- German film poster
- German: Das süsse Leben des Grafen Bobby
- Directed by: Géza von Cziffra
- Written by: Géza von Cziffra
- Produced by: Herbert Gruber Karl Schwetter
- Starring: Peter Alexander Ingeborg Schöner Gunther Philipp
- Cinematography: Willy Winterstein
- Edited by: Arnfried Heyne
- Music by: Peter Laine
- Production company: Sascha Film
- Distributed by: Constantin Film
- Release date: 27 April 1962;
- Running time: 92 minutes
- Country: Austria
- Language: German

= The Sweet Life of Count Bobby =

1962 film

The Sweet Life of Count Bobby (German: Das süsse Leben des Grafen Bobby) is a 1962 Austrian musical comedy film directed by Géza von Cziffra and starring Peter Alexander, Ingeborg Schöner and Gunther Philipp. It was the second in a trilogy of films featuring Alexander in the character of Count Bobby, following The Adventures of Count Bobby (1961).
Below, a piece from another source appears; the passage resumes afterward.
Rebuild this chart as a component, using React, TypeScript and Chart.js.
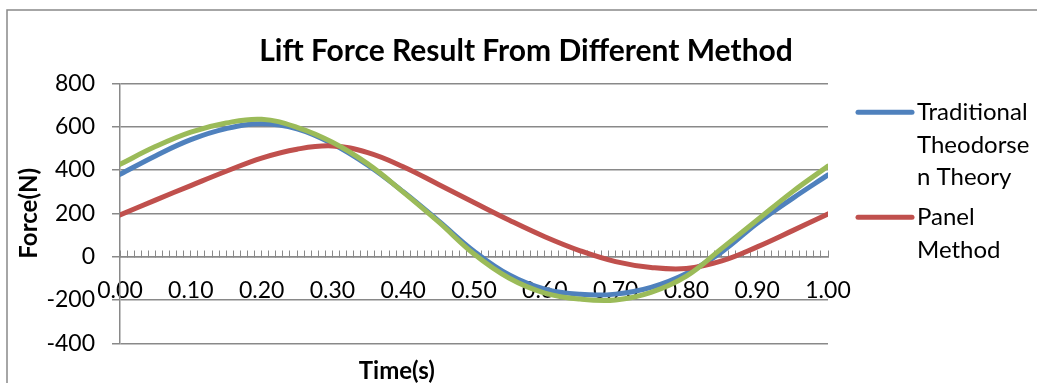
import { useEffect, useRef } from 'react';
import { Chart, registerables } from 'chart.js';

Chart.register(...registerables);

// ---- data ----
const times = [0, 0.05, 0.1, 0.15, 0.2, 0.25, 0.3, 0.35, 0.4, 0.45, 0.5, 0.55, 0.6, 0.65, 0.7, 0.75, 0.8, 0.85, 0.9, 0.95, 1.0];
const traditionalTheodorsen = [380, 465, 540, 591, 613, 590, 521, 422, 300, 165, 25, -85, -150, -174, -173, -142, -78, 22, 154, 269, 377];
const panelMethod = [192, 261, 328, 394, 455, 496, 511, 480, 415, 333, 250, 168, 92, 27, -23, -50, -55, -20, 45, 120, 197];
const thirdSeries = [426, 508, 575, 617, 634, 597, 528, 428, 298, 160, 12, -100, -168, -196, -200, -165, -90, 38, 169, 300, 418];

const seriesNames = ['Traditional Theodorsen Theory', 'Panel Method', ''];
const legendLines = [['Traditional', 'Theodorse', 'n Theory'], ['Panel', 'Method']];
const seriesColors = ['#4F81BD', '#C0504D', '#9BBB59'];

const yMin = -400;
const yMax = 800;
const yStep = 200;
const xLabelTicks = ['0.00', '0.10', '0.20', '0.30', '0.40', '0.50', '0.60', '0.70', '0.80', '0.90', '1.00'];

const chartTitle = 'Lift Force Result From Different Method';
const xTitle = 'Time(s)';
const yTitle = 'Force(N)';

const GRID = '#898989';
const FONT = 'Lato';

const decorPlugin = {
  id: 'decor',
  beforeDraw(chart: any) {
    const ctx = chart.ctx;
    ctx.save();
    ctx.strokeStyle = GRID;
    ctx.lineWidth = 1.5;
    ctx.strokeRect(7, 10, 3000, 3000);
    ctx.restore();
  },
  afterDraw(chart: any) {
    const { ctx, chartArea } = chart;
    ctx.save();
    // x axis title
    ctx.font = `bold 24px ${FONT}`;
    ctx.fillStyle = '#000';
    ctx.textAlign = 'center';
    ctx.textBaseline = 'middle';
    ctx.fillText(xTitle, chartArea.left + (chartArea.right - chartArea.left) * 0.391, chartArea.bottom + 28);
    // legend
    const lx1 = chartArea.right + 30;
    const lx2 = chartArea.right + 84;
    const tx = chartArea.right + 89;
    const lineH = 32.5;
    let y = chartArea.top + 29;
    ctx.font = `24px ${FONT}`;
    ctx.textAlign = 'left';
    legendLines.forEach((lines, i) => {
      ctx.strokeStyle = seriesColors[i];
      ctx.lineWidth = 5;
      ctx.lineCap = 'round';
      ctx.beginPath();
      ctx.moveTo(lx1, y);
      ctx.lineTo(lx2, y);
      ctx.stroke();
      lines.forEach((t, j) => {
        ctx.fillText(t, tx, y + j * lineH);
      });
      y += lines.length * lineH + 7.5;
    });
    ctx.restore();
  },
};

export default function App() {
  const ref = useRef<HTMLCanvasElement>(null);
  useEffect(() => {
    if (!ref.current) return;
    const mk = (vals: number[]) => vals.map((v, i) => ({ x: times[i], y: v }));
    const chart = new Chart(ref.current, {
      type: 'line',
      data: {
        datasets: [
          { label: seriesNames[0], data: mk(traditionalTheodorsen), borderColor: seriesColors[0], order: 3 },
          { label: seriesNames[1], data: mk(panelMethod), borderColor: seriesColors[1], order: 2 },
          { label: seriesNames[2], data: mk(thirdSeries), borderColor: seriesColors[2], order: 1 },
        ].map((d) => ({
          ...d,
          borderWidth: 5,
          pointRadius: 0,
          tension: 0.4,
          borderCapStyle: 'round' as const,
          borderJoinStyle: 'round' as const,
          fill: false,
        })),
      },
      options: {
        responsive: false,
        animation: false,
        events: [],
        layout: { padding: { left: 15, top: 0, right: 0, bottom: 39.7 } },
        plugins: {
          legend: { display: false },
          tooltip: { enabled: false },
          title: {
            display: true,
            text: chartTitle,
            color: '#000',
            font: { family: FONT, size: 30, weight: 'bold', lineHeight: 1.2 },
            padding: { top: 33, bottom: 14.3 },
          },
        },
        scales: {
          x: {
            type: 'linear',
            position: { y: 0 },
            min: 0,
            max: 1,
            grid: { display: true, drawOnChartArea: false, drawTicks: true, tickLength: -7, color: GRID, lineWidth: 1 },
            border: { display: true, color: GRID, width: 1.5 },
            ticks: {
              stepSize: 0.01,
              autoSkip: false,
              maxRotation: 0,
              minRotation: 0,
              padding: 27.5,
              color: '#000',
              font: { family: FONT, size: 23 },
              callback: (v: any) => {
                const k = Math.round(Number(v) * 100);
                return k % 10 === 0 ? xLabelTicks[k / 10] : '';
              },
            },
          },
          y: {
            min: yMin,
            max: yMax,
            afterFit: (s: any) => {
              s.width = 105;
            },
            grid: { color: GRID, lineWidth: 1.5, drawTicks: true, tickLength: 8 },
            border: { display: true, color: GRID, width: 1.5 },
            ticks: { stepSize: yStep, padding: 17, color: '#000', font: { family: FONT, size: 23 } },
            title: {
              display: true,
              text: yTitle,
              color: '#000',
              font: { family: FONT, size: 24, weight: 'bold', lineHeight: 1.2 },
              padding: { top: 0, bottom: 0 },
            },
          },
          yRight: {
            position: 'right',
            display: true,
            afterFit: (s: any) => {
              s.width = 209;
            },
            grid: { display: false },
            border: { display: false },
            ticks: { display: false },
          },
        },
      },
      plugins: [decorPlugin],
    } as any);
    return () => chart.destroy();
  }, []);
  return (
    <div style={{ position: 'fixed', left: 0, top: 0, width: 1037, height: 383, background: '#fff' }}>
      <canvas ref={ref} width={1037} height={383} />
    </div>
  );
}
It was followed by Count Bobby, The Terror of The Wild West in 1966.

It was partly shot at the Sievering Studios in Vienna. The film's sets were designed by the art director Fritz Jüptner-Jonstorff.

==Plot==
Count Bobby and his friend are running a struggling detective agency. They get a break when they investigate a gang of smugglers using a nightclub as a front. In order to infiltrate the organisation, Bobby is required to go undercover dressed as a woman.